Real scaling is different. It’s about making your model more efficient, not cheaper. It’s about automation, systems, and processes that let you do the same thing better with fewer resources per unit. Entrepreneur magazine has practical guides on scaling operations sustainably.
When I scaled my company from $1M to $10M in revenue, we didn’t cut costs. We invested in infrastructure, better hiring, and systems that let us serve more customers with less friction. Our per-customer cost went down because we were smarter, not because we were cheaper.
The other thing that breaks businesses during scaling: losing focus on your core model. You start adding features nobody asked for. You chase new markets before you’ve dominated the first one. You hire for the company you think you’ll be instead of the company you are. That’s when everything starts to slow down.
Sustainable scaling means staying ruthlessly focused on what makes your model work, then multiplying that across more customers, more channels, more geography. It’s boring. It’s not sexy. But it’s how you build something that lasts.

FAQ
How long should it take to reach profitability?

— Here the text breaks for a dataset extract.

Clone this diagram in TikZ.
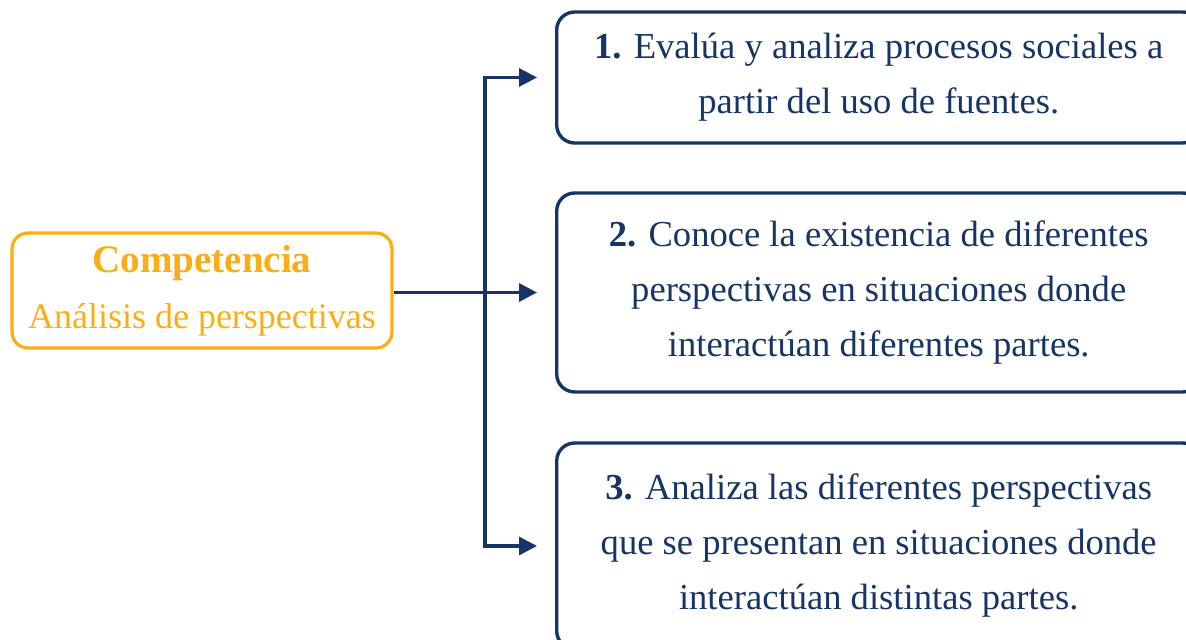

It depends on your model and your funding. Bootstrapped? Aim for profitability in 12-18 months. Venture-backed? You might have 3-5 years. But you should have a clear path to profitability from day one. Investors don’t fund businesses that’ll never be profitable—they fund businesses with a believable plan to get there.
What’s a good LTV:CAC ratio?
The rule of thumb is 3:1. Your lifetime value should be at least three times your customer acquisition cost. Some businesses run at 2:1 if they have other revenue streams or network effects. Below 2:1 and you’re probably not sustainable at scale.
Should I start with free or paid?
If you can charge from day one, do it. Free teaches you nothing about whether customers actually value what you’re building. Paid forces you to solve real problems. That said, freemium can work if you’re building for massive scale and your free users eventually convert or generate network effects.
How do I know if my business model is broken?
Red flags: you’re growing but getting less profitable, your churn is climbing, your CAC keeps going up while LTV stays flat, you’re burning cash with no clear path to profitability, or your unit economics don’t improve as you scale. Any of these means it’s time to fundamentally rethink your approach.
Can I change my business model mid-growth?
Yes, but it’s painful. You’ll likely lose some customers and revenue in the short term. But if your current model isn’t sustainable, you have to. The best time to do it is when you still have cash and options, not when you’re desperate. Forbes’ entrepreneurship resources explore pivoting and model changes with real founder stories.